Why would we ask that? Not ideal for what? It just is.

> The third option is that physics is unable to interrogate itself.

This is likely true. We are the product of physics and we can only delve so deep. It might be that we cannot see to the most fundamental level(s). That's not a third option though, that's just the state of any scientific investigation at any point of time. However, given all we have learnt so far, what we don't need to do is invent new gods for the levels we cannot see or the things we cannot yet understand. I mean, people will, evidently, but that's all just wishful thinking.

Meanwhile there is slow progress to piece together how the brain works. My opinion is that we will figure it out but the answers about consciousness will be unsatisfactory. Just like right now, given the current understanding of physical processes even taking into account quantum systems having probabilistic outcomes, we have no free will. It's an answer, I find it a compelling one, but most folks don't like that answer.

> Why would we ask that? Not ideal for what?
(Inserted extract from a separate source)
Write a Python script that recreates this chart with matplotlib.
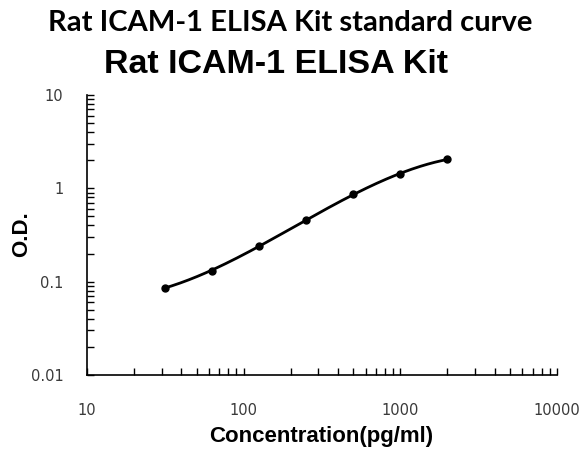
import numpy as np
import matplotlib
matplotlib.use("Agg")
import matplotlib.pyplot as plt
from matplotlib.ticker import LogLocator, FixedLocator, FixedFormatter, NullFormatter

conc = [31.25, 62.5, 125, 250, 500, 1000, 2000]
od = [0.086, 0.130, 0.241, 0.457, 0.869, 1.41, 2.06]
xticks = [10, 100, 1000, 10000]
xticklabels = ["10", "100", "1000", "10000"]
yticks = [0.01, 0.1, 1, 10]
yticklabels = ["0.01", "0.1", "1", "10"]

fig = plt.figure(figsize=(5.81, 4.5), dpi=100)
ax = fig.add_axes([87/581, 1-375/450, (557-87)/581, (375-95)/450])

# smooth fitted curve in log-log space
lx = np.log10(conc); ly = np.log10(od)
coef = np.polyfit(lx, ly, 3)
xs = np.linspace(lx[0], lx[-1], 200)
ax.plot(10**xs, 10**np.polyval(coef, xs), color="black", lw=2)
ax.plot(conc, od, "o", color="black", ms=5)

ax.set_xscale("log"); ax.set_yscale("log")
ax.set_xlim(10, 10000); ax.set_ylim(0.01, 10)
for s in ["top", "right"]:
    ax.spines[s].set_visible(False)
for s in ["left", "bottom"]:
    ax.spines[s].set_linewidth(1.2)

ax.xaxis.set_major_locator(FixedLocator(xticks))
ax.xaxis.set_major_formatter(FixedFormatter(xticklabels))
ax.yaxis.set_major_locator(FixedLocator(yticks))
ax.yaxis.set_major_formatter(FixedFormatter(yticklabels))
ax.xaxis.set_minor_locator(LogLocator(base=10, subs=np.arange(2, 10)))
ax.yaxis.set_minor_locator(LogLocator(base=10, subs=np.arange(2, 10)))
ax.xaxis.set_minor_formatter(NullFormatter()); ax.yaxis.set_minor_formatter(NullFormatter())
ax.tick_params(which="both", direction="in", length=5, width=1, color="black")
ax.tick_params(axis="x", which="major", pad=20, labelsize=10.5, labelcolor="#3a3a3a")
ax.tick_params(axis="y", which="major", pad=17, labelsize=10.5, labelcolor="#3a3a3a")
for lab in ax.get_xticklabels() + ax.get_yticklabels():
    lab.set_family("DejaVu Sans")

ax.set_xlabel("Concentration(pg/ml)", fontsize=16, fontweight="bold",
              family="Liberation Sans", labelpad=6)
ax.set_ylabel("O.D.", fontsize=16, fontweight="bold", family="Liberation Sans")
ax.xaxis.label.set_position((((321-87)/(557-87)), 0))
ax.yaxis.set_label_coords(22/581, 1-234/450, transform=fig.transFigure)
ax.yaxis.label.set_va("center")

fig.text(0.5, 1-23/450, "Rat ICAM-1 ELISA Kit standard curve", ha="center", va="center",
         fontsize=21, fontweight="bold", family="Lato")
fig.text(276/581, 1-65/450, "Rat ICAM-1 ELISA Kit", ha="center", va="center",
         fontsize=24.5, fontweight="bold", family="Liberation Sans")

fig.savefig("out.png", dpi=100)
It just is.

I'm pretty sure GP was using "ideal" in the sense of "made up of ideas", as in the philosophical concept of idealism, which is essentially the opposite of materialism: idealism is the position that the real world is that of the mind, and physics and the physical world is an emergent property of our minds, not the other way around.
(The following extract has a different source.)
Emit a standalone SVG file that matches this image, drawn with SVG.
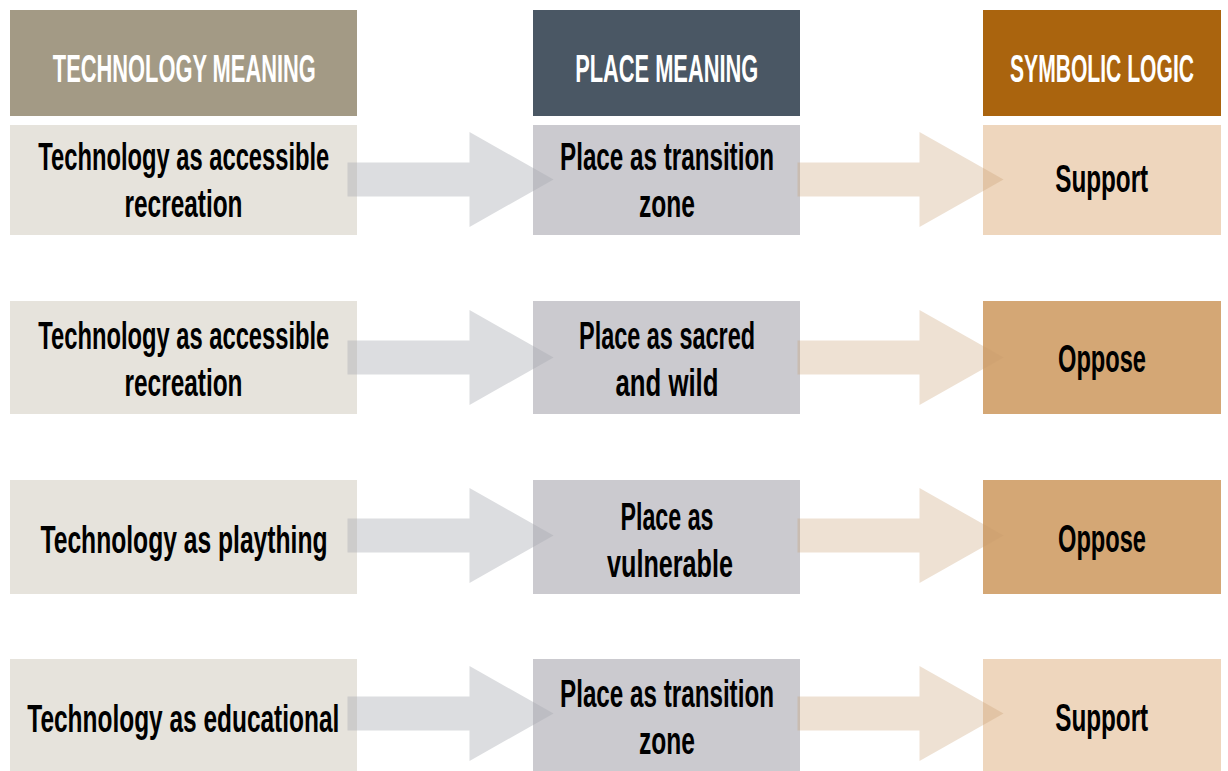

Not that I think this is a real coherent position worth discussing.

> Not that I think this is a real coherent position worth discussing.
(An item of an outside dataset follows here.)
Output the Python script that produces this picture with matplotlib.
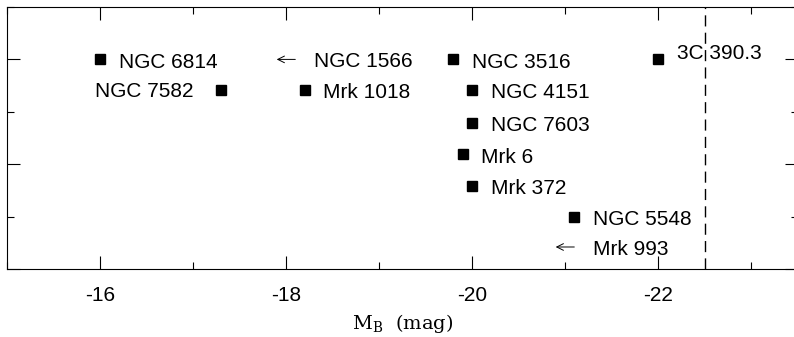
import matplotlib.pyplot as plt
from matplotlib.ticker import MultipleLocator, NullFormatter

plt.rcParams['font.family'] = ['Liberation Sans', 'DejaVu Sans']

# detections: name, M_B, row, label side
det_names = ['NGC 6814', 'NGC 7582', 'Mrk 1018', 'NGC 3516', 'NGC 4151',
             'NGC 7603', 'Mrk 6', 'Mrk 372', 'NGC 5548', '3C 390.3']
det_mb = [-16.0, -17.3, -18.2, -19.8, -20.0, -20.0, -19.9, -20.0, -21.1, -22.0]
det_y = [4.0, 3.42, 3.42, 4.0, 3.42, 2.79, 2.19, 1.58, 1.0, 4.0]
det_side = ['r', 'l', 'r', 'r', 'r', 'r', 'r', 'r', 'r', 'r']

# upper limits (arrows)
lim_names = ['NGC 1566', 'Mrk 993']
lim_mb = [-18.1, -21.1]
lim_y = [4.0, 0.42]

cut_mb = -22.5

fig = plt.figure(figsize=(7.94, 3.37), dpi=100)
ax = fig.add_axes([7 / 794, 1 - 269 / 337, 790.5 / 794, 262 / 337])

ax.plot(det_mb, det_y, 's', color='black', markersize=7.2, zorder=3)

for name, x, y, side in zip(det_names, det_mb, det_y, det_side):
    if side == 'l':
        ax.annotate(name, (x, y), xytext=(-20, -1), textcoords='offset points',
                    ha='right', va='center', fontsize=15)
    elif name == '3C 390.3':
        ax.annotate(name, (x, y), xytext=(13.5, 4), textcoords='offset points',
                    ha='left', va='center', fontsize=15)
    else:
        ax.annotate(name, (x, y), xytext=(13.5, -2), textcoords='offset points',
                    ha='left', va='center', fontsize=15)

for name, x, y in zip(lim_names, lim_mb, lim_y):
    ax.annotate('', xy=(x + 0.2, y), xytext=(x, y),
                arrowprops=dict(arrowstyle='->', lw=0.7, color='black',
                                shrinkA=0, shrinkB=0, mutation_scale=12))
    ax.annotate(name, (x, y), xytext=(13.5, -1.5), textcoords='offset points',
                ha='left', va='center', fontsize=15)

ax.axvline(cut_mb, color='black', lw=1.0, linestyle=(0, (8, 4.5)))

ax.set_xlim(-15, -23.5)
ax.set_ylim(0, 5)
ax.xaxis.set_major_locator(MultipleLocator(2))
ax.xaxis.set_minor_locator(MultipleLocator(1))
ax.yaxis.set_major_locator(MultipleLocator(2))
ax.yaxis.set_minor_locator(MultipleLocator(1))
ax.yaxis.set_major_formatter(NullFormatter())
ax.xaxis.set_major_formatter(lambda v, p: '%d' % v)
ax.tick_params(which='both', direction='in', top=True, right=True, width=0.8)
ax.tick_params(which='major', length=9.5, labelsize=15, pad=12)
ax.tick_params(which='minor', length=5)
for s in ax.spines.values():
    s.set_linewidth(0.8)

ax.set_xlabel(r'M$_\mathregular{B}$  (mag)', family='DejaVu Serif', fontsize=14,
              labelpad=5)

fig.savefig('out.png', dpi=100)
Why is it not a "real coherent position worth discussing"?

Because to me it seems that if it were made consistent, it would extend into solipsism. And if it does, I don't think it's worth discussing then.
“the universe is the extension of the self” is precisely the idea we are talking about.

IMHO it is the only thing worth discussing.

And yes you can derive new “physics” with this idea alone.

> “the universe is the extension of the self” is precisely the idea we are talking about.

Idealists can take several possible approaches to the issue of how many people/minds exist:

1) Solipsism: only I exist, and everyone else is a figment of my imagination

2) Many minds: only minds ultimately exist, but many distinct minds exist (George Berkeley, John McTaggart)

3) Open individualism: I exist and everyone else exists too, but we are all ultimately the same person, and the idea that we are different people is an illusion (not necessarily an idealist view, but one open to an idealist to adopt; most famous notable proponent is Daniel Kolak; but Kolak in the introduction of his book I Am You extensively quotes the physicists Freeman Dyson and Erwin Schrödinger as expressing the same view)

4) Pan(en)theism: only one mind/person ultimately exists, but we are somehow "sub-minds"/"sub-persons" of that ultimate person. One might call that single ultimate person "God", albeit it is defining the term "God" in a very different way than classical Western theism does. Or, maybe we could call it the "Universe", or borrow Plato's term "the World Soul". (Maybe there is not much difference between (3) and (4), but (4) would view the distinction between different "sub-minds"/"sub-persons" as more "real" than (3) does.)

5) Panpsychism: everything in the universe (even individual atoms) is conscious, and hence has a distinct mind. This in a sense is a variant of (2), but proposes far more minds than Berkeley or McTaggart would ever have admitted. Not all panpsychists are idealists, but you can certainly be an idealist panpsychist

Critics of idealism tend to focus on (1), but in practice (1) has never had any serious proponents. All serious idealists have espoused (2)-(5) (or maybe some other variation I've missed)

See also the philosopher David Chalmers' paper in which he proposes his own taxonomy of idealisms, different from mine: https://philpapers.org/archive/CHAIAT-11.pdf

As an idealist, my starting position is (2), although I have some sympathy for (4).

> And yes you can derive new “physics” with this idea alone.

I don't know exactly what you mean, but I'm not a fan of that kind of talk.

We have to distinguish between physics the natural science, and the philosophical discipline of the philosophy of physics, which is a sub-discipline of the philosophy of science

The idealism debate fundamentally belongs to metaphysics (although contemporary presentations often focus on it through the lens of philosophy of mind instead), but it has obvious consequences for other philosophical disciplines, including epistemology, philosophy of mind, philosophy of science, and indeed philosophy of physics

But while adopting idealism must lead us to a different philosophy of physics, the actual content of physics the natural science is unchanged. Physics the natural science is ultimately just a bunch of mathematical tools for predicting future observations. Those tools, and how you use them, are exactly the same whether you are a materialist, an idealist, a dualist, or none of the above. The only difference is your answer to the philosophical debates about what those tools ultimately are, or what they ultimately mean.

What is inconsistent about non-solipsistic idealism?